Rational dress was a favourite topic for satirical magazines such as Punch. In a well known cartoon from 1896, new woman Jessie enters the drawing room looking very proud as she shows off her brand new cycling costume. Gertrude confronts her, asking “My dear Jessie, what on earth is that bicycle suit for!” Jessie replied, “Why to wear of course.” A puzzled Gertrude exclaims, “But you haven’t got a bicycle!” to which the defiant Jessie responds, “No: But I’ve got a sewing machine!” Another example, “In Dorsetshire” deploys a clever play on words. The Fair Cyclist stopped on a road asks a passerby for directions, asking “Is this the way to Wareham, please?” The local assesses her cycling breeches, commenting “Yes, miss. You seem to me to have ‘em on all right.”

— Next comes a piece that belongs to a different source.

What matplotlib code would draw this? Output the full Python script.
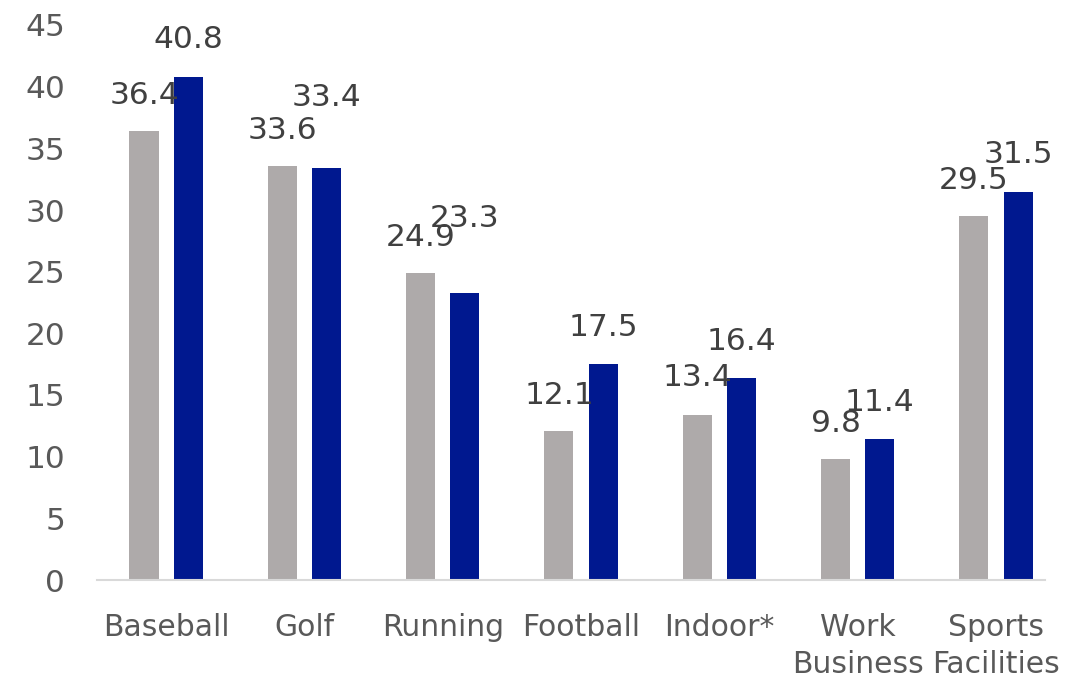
import matplotlib
matplotlib.use("Agg")
import matplotlib.pyplot as plt
import numpy as np

# data
categories = ["Baseball", "Golf", "Running", "Football", "Indoor*", "Work\nBusiness", "Sports\nFacilities"]
series_grey = [36.4, 33.6, 24.9, 12.1, 13.4, 9.8, 29.5]
series_blue = [40.8, 33.4, 23.3, 17.5, 16.4, 11.4, 31.5]

# how far above the bar top each label sits (pixels), as in the original
lift_grey = [36, 35, 35, 35, 37, 36, 36]
lift_blue = [37, 71, 74, 37, 36, 37, 37]

grey = "#AEAAAA"
blue = "#00188F"

fig = plt.figure(figsize=(10.84, 6.8), dpi=100)
ax = fig.add_axes([97 / 1084, 1 - 580 / 680, 948 / 1084, 555 / 680])

x = np.arange(len(categories))
w = 0.21
off = 0.16
b1 = ax.bar(x - off, series_grey, w, color=grey)
b2 = ax.bar(x + off, series_blue, w, color=blue)

# data labels, pixel offsets converted to points (dpi 100)
for bars, vals, lifts in ((b1, series_grey, lift_grey), (b2, series_blue, lift_blue)):
    for r, v, d in zip(bars, vals, lifts):
        ax.annotate(f"{v:.1f}", (r.get_x() + r.get_width() / 2, v),
                    xytext=(0, d * 0.72), textcoords="offset points",
                    ha="center", va="center", fontsize=22.5, color="#404040")

ax.set_xlim(-0.5, 6.355)
ax.set_ylim(0, 45)
ax.set_yticks(np.arange(0, 46, 5))
ax.set_xticks(x)
ax.set_xticklabels(categories, fontsize=21.5, color="#595959", linespacing=1.35)
ax.tick_params(axis="y", labelsize=22.5, labelcolor="#595959", length=0, pad=23)
ax.tick_params(axis="x", length=0, pad=24)

for s in ["top", "right", "left"]:
    ax.spines[s].set_visible(False)
ax.spines["bottom"].set_color("#D9D9D9")
ax.spines["bottom"].set_linewidth(1.5)

fig.savefig("out.png", dpi=100)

Lady cyclists ultimately succumb to public opinion and most opted for skirts over rationals for riding in 1890s Britain. The opprobrium rationals attracted on the road simply wasn’t worth it for women who wanted a leisurely cycle ride in the park, city, or countryside.
Conclusion
During it’s heyday from 1895-8, the cycling craze inspired great innovation in women’s dress. New designs for ladies cycling costumes took mobility into account in a way fashion never had before. Adaptations of women’s dress for cycling – from skirts shortened to avoid snagging, to convertible outfits going from practical to respectable with the tug of a pulley, to rational dresses allowing women to wear the breeches – reflected the new place women were beginning to occupy in society and in public spaces.
Women’s cycling fashions provide insight into how the acceptance, negotiation, and confrontation of gender conventions impacted everyday material culture in an era when tradition clashed with modernity.